Sometimes I feel like I'm just hanging onto the train of life with my fingernails until we get somewhere fun. And then at others, I read the blog and feel like I am way too melodramatic. So which is it?
Just trying to be a at calm but happy place. And I want to take you for granted? Um no. Actually, I'd like to not take people for granted.
Anyway, back to the reading a lot now...I kind of feel like it's bad for me. It takes me away from what's real, which is what people like, I guess. But I don't like it anymore. I feel like I'm not here anyway, so reading just takes me further away. Most of the time, when I just read a chapter, I'm okay. It's hard to get sucked in that fast. But when I read longer than that, when I can't stop, when I tell myself that this is the last chapter 10 times, I don't want to come back to SUA. I was to stay in Russia, or Switzerland, or Italy, or wherever they happen to be at the time. But reading is supposed to be good for you right? Getting new ideas and other points of view and all that jazz.
I need to decide what I'm doing with my life. The JET program would be fun, but would it just be putting things off for another year, two years, three years, four years...five years. At the end of five years, I would be 26, almost 27... And still not sure what I would be doing for the rest of my life. They don't take you after you turn 40. So would that just be another way of dodging the question? It's still semiacceptable now, but what about then. Yeah it would be great to keep up my Japanese, but am I going to be a translator? Will Joyce help me?

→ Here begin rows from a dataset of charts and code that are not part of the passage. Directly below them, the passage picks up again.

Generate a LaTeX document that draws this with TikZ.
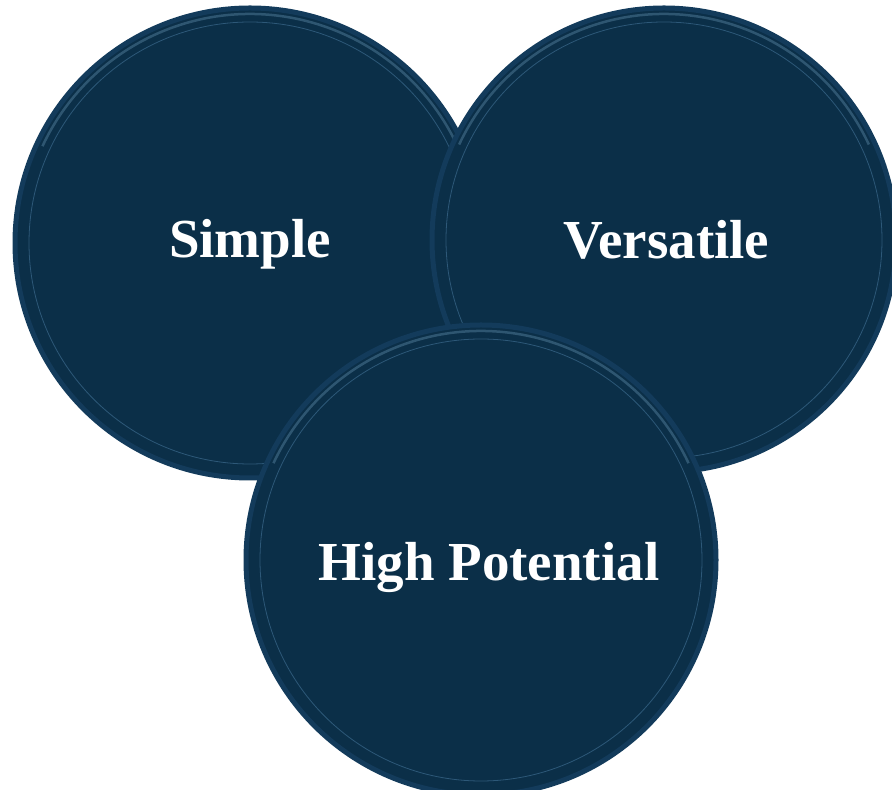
\documentclass[tikz,border=0pt]{standalone}
\usepackage{fontspec}
\setmainfont{Liberation Serif}
\usetikzlibrary{positioning}

\definecolor{navy}{HTML}{0B2F48}
\definecolor{rim}{HTML}{133B5B}
\definecolor{rimlight}{HTML}{5A86A4}
\definecolor{ringline}{HTML}{2D5878}

\tikzset{
  disc/.style={circle, fill=navy, draw=rim, line width=5pt, minimum size=#1,
    inner sep=0pt, text=white, font=\fontsize{55}{62}\selectfont\bfseries,
    path picture={
      \draw[rimlight, line width=2.5pt, opacity=0.45]
        ([shift={(25:{#1/2-6pt})}]path picture bounding box.center)
        arc (25:155:{#1/2-6pt});
      \draw[ringline, line width=0.8pt]
        (path picture bounding box.center) circle ({#1/2-14pt});
    }}
}

\begin{document}
\begin{tikzpicture}[x=1pt,y=1pt]
\useasboundingbox (0,0) rectangle (892,790);

\node[disc=470pt] (simple) at (250,547) {\raisebox{-15pt}[0pt][0pt]{Simple}};
\node[disc=464pt] (versatile) at (664,550) {\hspace{5pt}\raisebox{-19pt}[0pt][0pt]{Versatile}};
\node[disc=470pt] (potential) at (481,230) {\hspace{16pt}\raisebox{-21pt}[0pt][0pt]{High Potential}};
\end{tikzpicture}
\end{document}
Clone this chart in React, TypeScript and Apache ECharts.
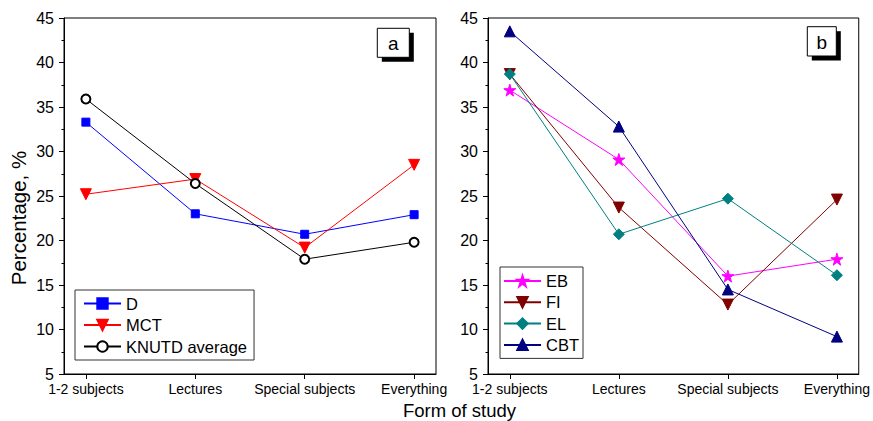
import React, { useEffect, useRef } from "react";
import * as echarts from "echarts";

const categories = ["1-2 subjects", "Lectures", "Special subjects", "Everything"];
const categoryPositions = [0, 1, 2, 3];
const yMin = 5;
const yMax = 45;
const yInterval = 5;

const dValues = [33.3, 23.0, 20.7, 22.9];
const mctValues = [25.2, 26.9, 19.2, 28.5];
const knutdValues = [35.9, 26.4, 17.9, 19.8];

const ebValues = [36.9, 29.1, 16.0, 17.9];
const fiValues = [38.7, 23.7, 12.8, 24.6];
const elValues = [38.7, 20.7, 24.7, 16.1];
const cbtValues = [43.5, 32.8, 14.5, 9.2];

const FONT = "'Liberation Sans', Arial, sans-serif";
const STAR =
  "path://M50,0 L61.2,34.5 L97.6,34.5 L68.2,55.9 L79.4,90.5 L50,69.1 L20.6,90.5 L31.8,55.9 L2.4,34.5 L38.8,34.5 Z";

const toPoints = (vals: number[]) => vals.map((v, i) => [categoryPositions[i], v]);

function makeXAxis(gridIndex: number) {
  return {
    type: "value",
    gridIndex,
    min: -0.2,
    max: 3.2,
    axisLine: { show: true, onZero: false, lineStyle: { color: "#000", width: 1 } },
    splitLine: { show: false },
    axisTick: {
      show: true,
      customValues: categoryPositions,
      length: 5,
      inside: false,
      lineStyle: { color: "#000" },
    },
    axisLabel: {
      show: true,
      customValues: categoryPositions,
      formatter: (v: number) => categories[Math.round(v)] ?? "",
      fontSize: 14,
      color: "#000",
      fontFamily: FONT,
      margin: 8,
      hideOverlap: false,
    },
  };
}

function makeYAxis(gridIndex: number) {
  return {
    type: "value",
    gridIndex,
    min: yMin,
    max: yMax,
    interval: yInterval,
    axisLine: { show: true, onZero: false, lineStyle: { color: "#000", width: 1 } },
    splitLine: { show: false },
    axisTick: { show: true, length: 5, inside: false, lineStyle: { color: "#000" } },
    minorTick: { show: true, splitNumber: 2, length: 2.5, lineStyle: { color: "#000" } },
    axisLabel: {
      fontSize: 16,
      color: "#000",
      fontFamily: FONT,
      margin: 10,
    },
  };
}

function lineSeries(
  name: string,
  vals: number[],
  idx: number,
  color: string,
  symbol: string,
  symbolSize: number,
  extra: any = {}
) {
  return {
    name,
    type: "line",
    xAxisIndex: idx,
    yAxisIndex: idx,
    data: toPoints(vals),
    symbol,
    symbolSize,
    showAllSymbol: true,
    lineStyle: { color, width: 1 },
    itemStyle: { color, borderColor: color, borderWidth: 1 },
    emphasis: { disabled: true },
    z: 2,
    ...extra,
  };
}

function labelBox(x: number, y: number, w: number, h: number, text: string) {
  return {
    type: "group",
    children: [
      { type: "rect", shape: { x: x + 4.5, y: y + 4.5, width: w, height: h }, style: { fill: "#000" } },
      {
        type: "rect",
        shape: { x, y, width: w, height: h },
        style: { fill: "#fff", stroke: "#000", lineWidth: 1 },
      },
      {
        type: "text",
        x: x + w / 2,
        y: y + h / 2 + 1,
        style: {
          text,
          fill: "#000",
          font: `19px ${FONT}`,
          align: "center",
          verticalAlign: "middle",
        },
      },
    ],
  };
}

export default function App() {
  const ref = useRef<HTMLDivElement>(null);
  useEffect(() => {
    document.body.style.margin = "0";
    if (!ref.current) return;
    const chart = echarts.init(ref.current, null, { renderer: "svg" });
    const legendCommon = {
      orient: "vertical",
      itemWidth: 37,
      itemHeight: 13,
      selectedMode: false,
      borderColor: "#333",
      borderWidth: 1,
      borderRadius: 0,
      backgroundColor: "#fff",
      textStyle: { fontSize: 16.5, color: "#000", fontFamily: FONT },
      z: 5,
    };
    chart.setOption({
      animation: false,
      backgroundColor: "#fff",
      textStyle: { fontFamily: FONT },
      grid: [
        { left: 64, top: 18, width: 372, height: 356, show: true, borderColor: "#000", borderWidth: 1, backgroundColor: "transparent" },
        { left: 488, top: 18, width: 371, height: 356, show: true, borderColor: "#000", borderWidth: 1, backgroundColor: "transparent" },
      ],
      xAxis: [makeXAxis(0), makeXAxis(1)],
      yAxis: [makeYAxis(0), makeYAxis(1)],
      legend: [
        {
          ...legendCommon,
          data: ["D", "MCT", "KNUTD average"],
          left: 75,
          top: 290,
          padding: [5, 7, 5, 8],
          itemGap: 4.5,
        },
        {
          ...legendCommon,
          data: ["EB", "FI", "EL", "CBT"],
          left: 500,
          top: 267,
          padding: [5.5, 4, 5, 3],
          itemGap: 4.3,
        },
      ],
      series: [
        lineSeries("D", dValues, 0, "#0000FF", "rect", 8),
        lineSeries("MCT", mctValues, 0, "#FF0000", "triangle", 11, { symbolRotate: 180 }),
        lineSeries("KNUTD average", knutdValues, 0, "#000000", "emptyCircle", 9),
        lineSeries("EB", ebValues, 1, "#FF00FF", STAR, 12),
        lineSeries("FI", fiValues, 1, "#800000", "triangle", 11, { symbolRotate: 180 }),
        lineSeries("EL", elValues, 1, "#008080", "diamond", 11),
        lineSeries("CBT", cbtValues, 1, "#000080", "triangle", 11),
      ],
      graphic: [
        labelBox(377.3, 28.3, 32, 29, "a"),
        labelBox(807.3, 26.7, 29, 29.3, "b"),
        {
          type: "text",
          x: 18.5,
          y: 218,
          rotation: Math.PI / 2,
          style: {
            text: "Percentage, %",
            fill: "#000",
            font: `20.5px ${FONT}`,
            align: "center",
            verticalAlign: "middle",
          },
        },
        {
          type: "text",
          x: 459.5,
          y: 410,
          style: {
            text: "Form of study",
            fill: "#000",
            font: `18.5px ${FONT}`,
            align: "center",
            verticalAlign: "middle",
          },
        },
      ],
    });
    return () => chart.dispose();
  }, []);
  return <div ref={ref} style={{ width: 873, height: 421 }} />;
}
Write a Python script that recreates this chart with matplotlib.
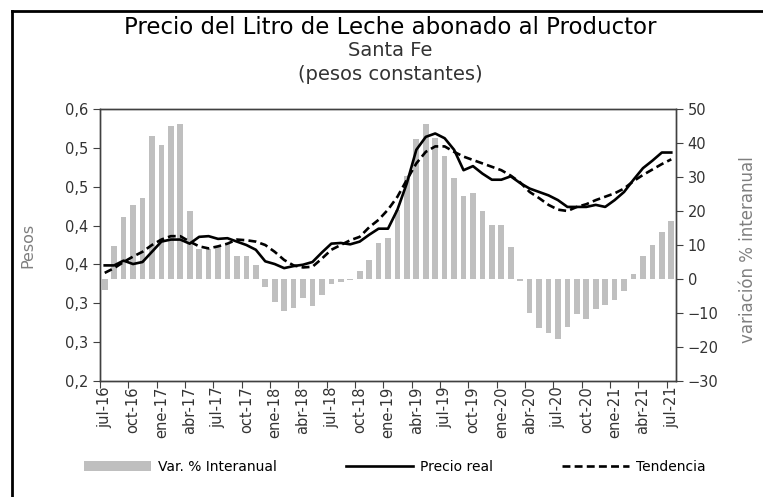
import matplotlib
matplotlib.use("Agg")
import matplotlib.pyplot as plt
import numpy as np
from matplotlib.lines import Line2D
from matplotlib.ticker import FuncFormatter

# jul-16 .. jul-21, mensual
tick_labels = ["jul-16", "oct-16", "ene-17", "abr-17", "jul-17", "oct-17", "ene-18",
               "abr-18", "jul-18", "oct-18", "ene-19", "abr-19", "jul-19", "oct-19",
               "ene-20", "abr-20", "jul-20", "oct-20", "ene-21", "abr-21", "jul-21"]

var_interanual = [-3.3, 9.8, 18.2, 21.9, 23.7, 42.0, 39.3, 44.9, 45.7, 20.1,
                  8.8, 8.8, 9.5, 10.4, 6.9, 6.9, 4.2, -2.4, -6.8, -9.3,
                  -8.6, -5.6, -7.8, -4.8, -1.5, -1.0, -0.3, 2.3, 5.7, 10.6,
                  12.2, 20.4, 30.4, 41.2, 45.7, 41.5, 36.3, 29.8, 24.5, 25.2,
                  20.0, 15.8, 15.8, 9.5, -0.6, -10.1, -14.5, -16.0, -17.5, -14.0,
                  -10.2, -11.8, -8.7, -7.6, -6.1, -3.5, 1.6, 6.9, 9.9, 13.8, 17.0]

precio_real = [0.370, 0.370, 0.377, 0.372, 0.375, 0.390, 0.405, 0.408, 0.408, 0.402,
               0.412, 0.413, 0.409, 0.410, 0.405, 0.400, 0.393, 0.376, 0.372, 0.366,
               0.369, 0.371, 0.375, 0.389, 0.402, 0.403, 0.401, 0.405, 0.415, 0.424,
               0.424, 0.452, 0.491, 0.540, 0.559, 0.564, 0.557, 0.540, 0.510, 0.516,
               0.505, 0.496, 0.496, 0.501, 0.491, 0.483, 0.478, 0.473, 0.466, 0.456,
               0.456, 0.456, 0.459, 0.456, 0.466, 0.478, 0.496, 0.513, 0.524, 0.536, 0.536]

tendencia = [0.359, 0.366, 0.375, 0.383, 0.390, 0.400, 0.408, 0.413, 0.413, 0.405,
             0.398, 0.395, 0.398, 0.402, 0.408, 0.407, 0.405, 0.400, 0.390, 0.378,
             0.370, 0.367, 0.368, 0.380, 0.393, 0.400, 0.407, 0.412, 0.426, 0.437,
             0.452, 0.471, 0.496, 0.520, 0.537, 0.545, 0.545, 0.537, 0.530, 0.525,
             0.520, 0.515, 0.510, 0.502, 0.492, 0.478, 0.469, 0.459, 0.452, 0.450,
             0.456, 0.460, 0.466, 0.471, 0.476, 0.483, 0.494, 0.503, 0.511, 0.519, 0.526]

n = len(precio_real)
x = np.arange(n)

fig = plt.figure(figsize=(7.63, 4.97), dpi=100)
ax = fig.add_axes([100/763, 1-381/497, 576/763, 272/497])
ax2 = ax.twinx()

bars = ax2.bar(x, var_interanual, width=0.6, color="#BFBFBF", zorder=1, label="Var. % Interanual")
ax2.set_ylim(-30, 50)
ax2.set_yticks(np.arange(-30, 51, 10))

# lineas sobre las barras
ax.set_zorder(ax2.get_zorder() + 1)
ax.patch.set_visible(False)
l1, = ax.plot(x, precio_real, color="black", lw=1.9, label="Precio real")
l2, = ax.plot(x, tendencia, color="black", lw=1.9, ls=(0, (3, 1.6)), label="Tendencia")

ax.set_ylim(0.2, 0.6)
ax.set_yticks(np.linspace(0.2, 0.6, 8))
ax.yaxis.set_major_formatter(FuncFormatter(lambda v, p: ("%.1f" % v).replace(".", ",")))
ax.set_xlim(-0.5, n - 0.5)
ax.set_xticks(np.arange(-0.5, n - 1, 3))
ax.set_xticklabels([])
ax.set_xticks(np.arange(0, n, 3), minor=True)
ax.set_xticklabels(tick_labels, minor=True, rotation=90)
ax.tick_params(axis="x", which="minor", length=0, pad=4)

spine_col = "#404040"
txt_col = "#333333"
for a in (ax, ax2):
    for s in a.spines.values():
        s.set_color(spine_col)
        s.set_linewidth(1.0)
    a.tick_params(colors=spine_col, labelcolor=txt_col, labelsize=10.5, direction="out", length=5)
ax.tick_params(axis="x", which="minor", labelsize=10.5, labelcolor=txt_col)

fig.text(28/763, 1-245/497, "Pesos", rotation=90, ha="center", va="center", fontsize=11.5, color="#7F7F7F")
fig.text(748/763, 1-250/497, "variación % interanual", rotation=90, ha="center", va="center",
         fontsize=12, color="#7F7F7F")

fig.text(390/763, 1-27/497, "Precio del Litro de Leche abonado al Productor", ha="center", va="center",
         fontsize=16.5, color="black")
fig.text(390/763, 1-50/497, "Santa Fe", ha="center", va="center", fontsize=14, color="#333333")
fig.text(390/763, 1-74/497, "(pesos constantes)", ha="center", va="center", fontsize=14, color="#333333")

fig.legend([bars, l1, l2], ["Var. % Interanual", "Precio real", "Tendencia"], ncol=3,
           loc="center", bbox_to_anchor=(395/763, 1-467/497), frameon=False, fontsize=10,
           handlelength=4.8, columnspacing=5.0, handletextpad=0.5)

fig.add_artist(Line2D([12/763, 12/763], [0, 1-11/497], color="black", lw=2, transform=fig.transFigure))
fig.add_artist(Line2D([12/763, 1], [1-11/497, 1-11/497], color="black", lw=2, transform=fig.transFigure))

fig.savefig("out.png", dpi=100)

Maybe if I actually figure out what's going on, I could feel better about my life. I'm still not part of it. I'm still a kid but one with impending adulthood on the horizon. I don't have a place in the world right now, but I'll need to make one very soon. Yeah great, but what does that mean? I have no idea about what that place might be. Darn you Soka! Look what you have done to me. "Let's offer her that broad Liberal Arts degree so she still can't really narrow down what she wants with her life!" "Sounds good to me!" "Let's do it, she'll never know." Sorry buddies, I'm onto your game. And it's working.